» Aim of the task: Copy exactly the lines of the records below, and only those lines, beginning with the line that contains "Write a LaTeX" and ending with the line that contains "(6,612) -- (40,612);".

» Supplied data:
* * * *
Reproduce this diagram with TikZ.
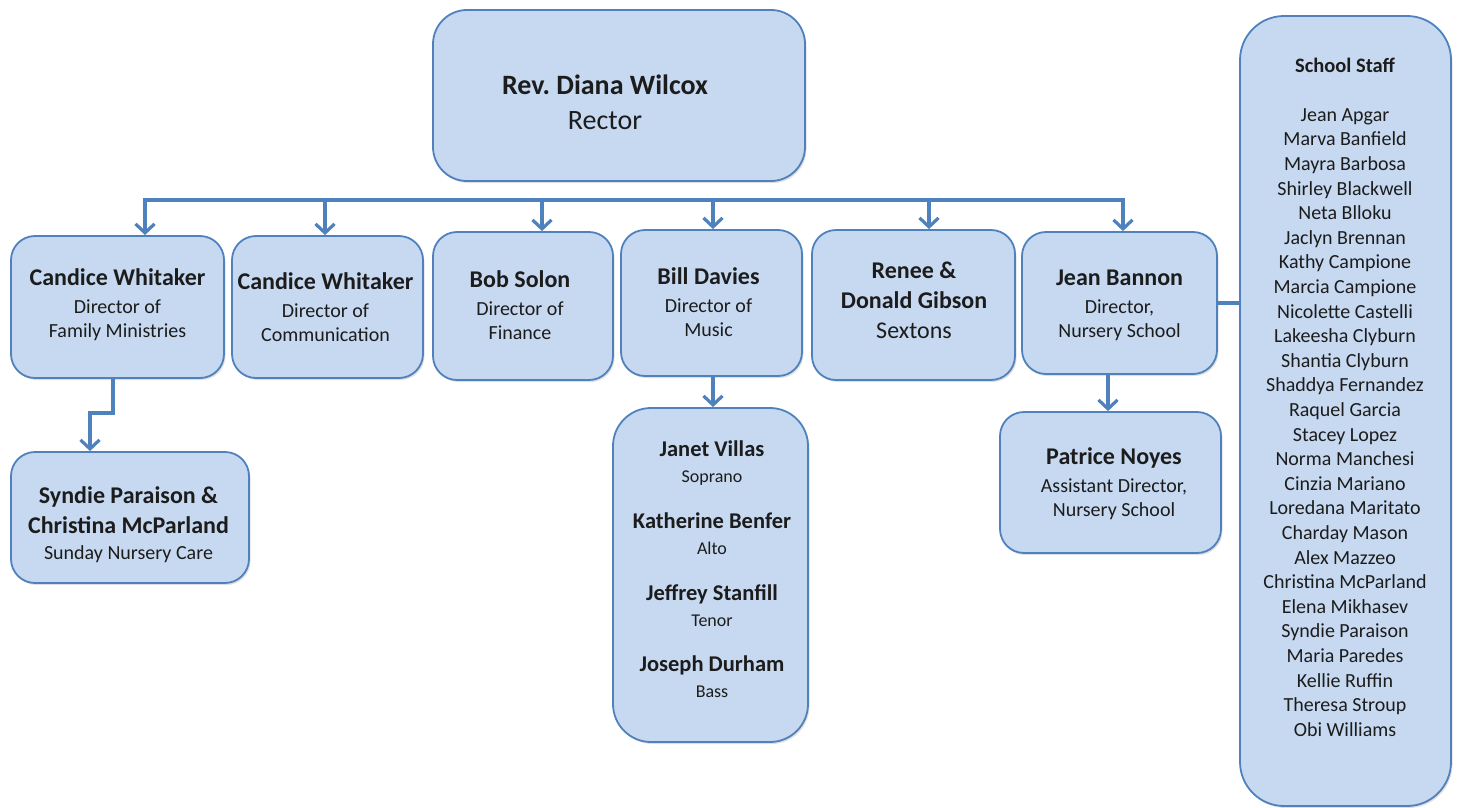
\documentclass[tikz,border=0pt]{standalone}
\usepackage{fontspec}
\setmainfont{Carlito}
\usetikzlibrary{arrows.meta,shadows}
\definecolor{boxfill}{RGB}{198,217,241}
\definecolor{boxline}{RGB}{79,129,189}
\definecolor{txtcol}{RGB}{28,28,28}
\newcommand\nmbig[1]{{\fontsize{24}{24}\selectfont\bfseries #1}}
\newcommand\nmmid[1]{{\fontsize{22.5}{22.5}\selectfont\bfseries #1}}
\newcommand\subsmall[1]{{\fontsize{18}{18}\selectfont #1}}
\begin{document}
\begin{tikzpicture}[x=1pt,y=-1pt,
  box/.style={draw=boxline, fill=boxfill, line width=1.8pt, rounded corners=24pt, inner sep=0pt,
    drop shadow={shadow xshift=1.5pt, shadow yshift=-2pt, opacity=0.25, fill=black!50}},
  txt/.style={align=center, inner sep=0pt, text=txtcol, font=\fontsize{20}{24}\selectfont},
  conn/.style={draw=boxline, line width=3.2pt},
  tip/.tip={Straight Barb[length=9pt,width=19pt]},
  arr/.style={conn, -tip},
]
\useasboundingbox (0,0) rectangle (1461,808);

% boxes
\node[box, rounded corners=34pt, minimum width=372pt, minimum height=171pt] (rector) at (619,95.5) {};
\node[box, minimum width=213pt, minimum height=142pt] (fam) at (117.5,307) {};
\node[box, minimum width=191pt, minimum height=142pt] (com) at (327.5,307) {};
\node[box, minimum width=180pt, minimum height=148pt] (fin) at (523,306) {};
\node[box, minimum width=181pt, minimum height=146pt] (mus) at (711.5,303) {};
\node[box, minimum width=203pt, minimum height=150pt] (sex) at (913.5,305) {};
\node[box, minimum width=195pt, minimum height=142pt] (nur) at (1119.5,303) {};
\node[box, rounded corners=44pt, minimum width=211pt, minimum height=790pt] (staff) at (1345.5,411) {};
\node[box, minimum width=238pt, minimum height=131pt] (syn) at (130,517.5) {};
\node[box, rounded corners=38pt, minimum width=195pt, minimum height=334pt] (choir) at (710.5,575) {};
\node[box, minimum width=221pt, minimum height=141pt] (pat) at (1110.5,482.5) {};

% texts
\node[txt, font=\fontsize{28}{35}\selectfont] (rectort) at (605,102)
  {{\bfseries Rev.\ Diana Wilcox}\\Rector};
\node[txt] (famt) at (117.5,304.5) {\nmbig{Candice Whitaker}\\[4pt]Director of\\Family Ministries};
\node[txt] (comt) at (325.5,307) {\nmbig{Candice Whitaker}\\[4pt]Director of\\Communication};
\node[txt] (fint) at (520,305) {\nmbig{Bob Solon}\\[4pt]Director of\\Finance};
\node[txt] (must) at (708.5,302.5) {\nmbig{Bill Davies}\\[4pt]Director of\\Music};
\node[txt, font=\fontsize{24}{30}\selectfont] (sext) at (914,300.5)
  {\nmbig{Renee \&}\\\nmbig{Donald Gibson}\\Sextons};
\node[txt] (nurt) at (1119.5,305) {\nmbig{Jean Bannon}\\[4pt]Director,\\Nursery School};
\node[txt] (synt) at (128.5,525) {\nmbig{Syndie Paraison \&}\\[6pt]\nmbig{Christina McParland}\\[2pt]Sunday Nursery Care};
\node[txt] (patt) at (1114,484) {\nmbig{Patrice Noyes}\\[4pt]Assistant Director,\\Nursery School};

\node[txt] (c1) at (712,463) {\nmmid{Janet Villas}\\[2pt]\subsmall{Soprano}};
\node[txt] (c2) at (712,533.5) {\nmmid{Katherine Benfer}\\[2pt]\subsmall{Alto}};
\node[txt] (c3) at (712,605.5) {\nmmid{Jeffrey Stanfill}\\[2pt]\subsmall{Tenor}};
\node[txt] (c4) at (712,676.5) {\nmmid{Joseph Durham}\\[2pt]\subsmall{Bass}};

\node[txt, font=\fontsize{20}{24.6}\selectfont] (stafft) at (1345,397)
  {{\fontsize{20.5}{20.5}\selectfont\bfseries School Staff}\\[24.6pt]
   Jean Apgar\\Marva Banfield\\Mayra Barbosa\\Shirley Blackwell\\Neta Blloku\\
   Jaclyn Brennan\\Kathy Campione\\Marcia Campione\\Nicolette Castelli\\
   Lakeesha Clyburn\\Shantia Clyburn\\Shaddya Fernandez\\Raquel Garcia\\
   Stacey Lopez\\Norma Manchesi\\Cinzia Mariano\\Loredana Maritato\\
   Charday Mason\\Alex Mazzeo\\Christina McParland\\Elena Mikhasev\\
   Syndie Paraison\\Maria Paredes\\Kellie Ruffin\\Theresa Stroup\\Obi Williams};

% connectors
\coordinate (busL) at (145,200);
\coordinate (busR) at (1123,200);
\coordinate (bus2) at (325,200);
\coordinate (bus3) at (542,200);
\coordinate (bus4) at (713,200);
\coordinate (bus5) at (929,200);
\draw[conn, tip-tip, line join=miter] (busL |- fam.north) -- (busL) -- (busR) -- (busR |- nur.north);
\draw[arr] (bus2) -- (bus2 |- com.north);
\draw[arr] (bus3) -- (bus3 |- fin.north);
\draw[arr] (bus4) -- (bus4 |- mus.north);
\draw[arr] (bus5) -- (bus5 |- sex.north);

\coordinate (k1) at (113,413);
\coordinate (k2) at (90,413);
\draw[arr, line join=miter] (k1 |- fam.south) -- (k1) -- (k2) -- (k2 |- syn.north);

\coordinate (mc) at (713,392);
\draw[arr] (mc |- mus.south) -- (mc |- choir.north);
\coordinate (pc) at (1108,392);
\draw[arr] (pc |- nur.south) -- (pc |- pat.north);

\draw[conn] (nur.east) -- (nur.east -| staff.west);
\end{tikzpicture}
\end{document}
* * * *
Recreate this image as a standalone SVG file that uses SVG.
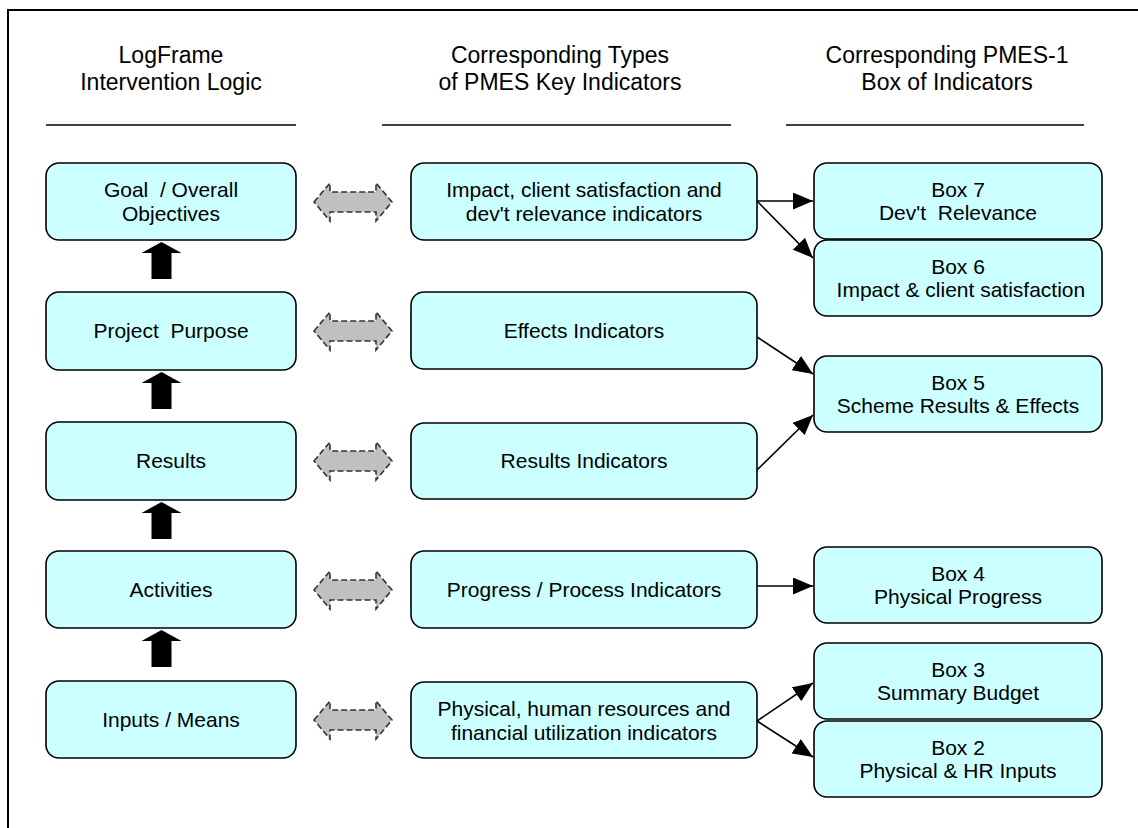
* * * *
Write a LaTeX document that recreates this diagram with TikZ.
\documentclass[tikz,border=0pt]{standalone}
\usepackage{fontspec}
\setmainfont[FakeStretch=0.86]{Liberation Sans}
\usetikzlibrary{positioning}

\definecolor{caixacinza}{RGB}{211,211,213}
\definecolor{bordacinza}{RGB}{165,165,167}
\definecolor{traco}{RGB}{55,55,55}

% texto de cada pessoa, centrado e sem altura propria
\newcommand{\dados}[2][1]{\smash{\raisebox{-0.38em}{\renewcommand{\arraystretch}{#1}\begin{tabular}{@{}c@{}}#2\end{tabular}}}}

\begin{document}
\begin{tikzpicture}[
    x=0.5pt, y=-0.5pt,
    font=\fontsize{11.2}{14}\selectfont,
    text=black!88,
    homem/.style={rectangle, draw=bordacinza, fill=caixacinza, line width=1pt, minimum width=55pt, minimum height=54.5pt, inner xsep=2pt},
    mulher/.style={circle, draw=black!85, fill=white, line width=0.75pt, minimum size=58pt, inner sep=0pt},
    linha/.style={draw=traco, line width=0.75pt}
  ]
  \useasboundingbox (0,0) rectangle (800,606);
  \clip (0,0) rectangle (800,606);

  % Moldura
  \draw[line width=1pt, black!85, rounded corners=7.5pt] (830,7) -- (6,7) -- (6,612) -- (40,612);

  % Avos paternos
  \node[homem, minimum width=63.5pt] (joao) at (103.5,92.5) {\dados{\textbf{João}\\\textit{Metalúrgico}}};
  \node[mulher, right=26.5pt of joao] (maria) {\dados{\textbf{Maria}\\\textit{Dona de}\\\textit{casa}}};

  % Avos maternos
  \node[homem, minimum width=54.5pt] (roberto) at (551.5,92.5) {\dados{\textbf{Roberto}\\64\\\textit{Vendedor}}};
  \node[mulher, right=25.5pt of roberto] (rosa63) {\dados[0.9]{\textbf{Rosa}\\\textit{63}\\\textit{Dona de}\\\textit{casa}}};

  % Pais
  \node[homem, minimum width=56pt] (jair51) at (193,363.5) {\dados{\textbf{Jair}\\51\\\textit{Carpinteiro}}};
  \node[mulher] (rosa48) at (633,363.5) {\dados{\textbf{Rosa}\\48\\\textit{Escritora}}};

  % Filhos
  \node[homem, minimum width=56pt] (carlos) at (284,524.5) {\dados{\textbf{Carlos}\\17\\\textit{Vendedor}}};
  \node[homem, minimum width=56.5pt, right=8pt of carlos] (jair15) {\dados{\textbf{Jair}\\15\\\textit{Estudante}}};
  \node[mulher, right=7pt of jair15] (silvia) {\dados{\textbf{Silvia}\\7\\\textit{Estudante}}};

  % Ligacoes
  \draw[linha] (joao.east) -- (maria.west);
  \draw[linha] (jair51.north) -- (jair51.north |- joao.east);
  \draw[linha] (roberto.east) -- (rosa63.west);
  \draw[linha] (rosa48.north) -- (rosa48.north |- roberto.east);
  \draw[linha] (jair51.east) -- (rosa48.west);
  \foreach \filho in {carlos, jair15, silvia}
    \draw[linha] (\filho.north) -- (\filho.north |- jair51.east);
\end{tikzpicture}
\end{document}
* * * *
» Solution for this task:
Write a LaTeX document that recreates this diagram with TikZ.
\documentclass[tikz,border=0pt]{standalone}
\usepackage{fontspec}
\setmainfont[FakeStretch=0.86]{Liberation Sans}
\usetikzlibrary{positioning}

\definecolor{caixacinza}{RGB}{211,211,213}
\definecolor{bordacinza}{RGB}{165,165,167}
\definecolor{traco}{RGB}{55,55,55}

% texto de cada pessoa, centrado e sem altura propria
\newcommand{\dados}[2][1]{\smash{\raisebox{-0.38em}{\renewcommand{\arraystretch}{#1}\begin{tabular}{@{}c@{}}#2\end{tabular}}}}

\begin{document}
\begin{tikzpicture}[
    x=0.5pt, y=-0.5pt,
    font=\fontsize{11.2}{14}\selectfont,
    text=black!88,
    homem/.style={rectangle, draw=bordacinza, fill=caixacinza, line width=1pt, minimum width=55pt, minimum height=54.5pt, inner xsep=2pt},
    mulher/.style={circle, draw=black!85, fill=white, line width=0.75pt, minimum size=58pt, inner sep=0pt},
    linha/.style={draw=traco, line width=0.75pt}
  ]
  \useasboundingbox (0,0) rectangle (800,606);
  \clip (0,0) rectangle (800,606);

  % Moldura
  \draw[line width=1pt, black!85, rounded corners=7.5pt] (830,7) -- (6,7) -- (6,612) -- (40,612);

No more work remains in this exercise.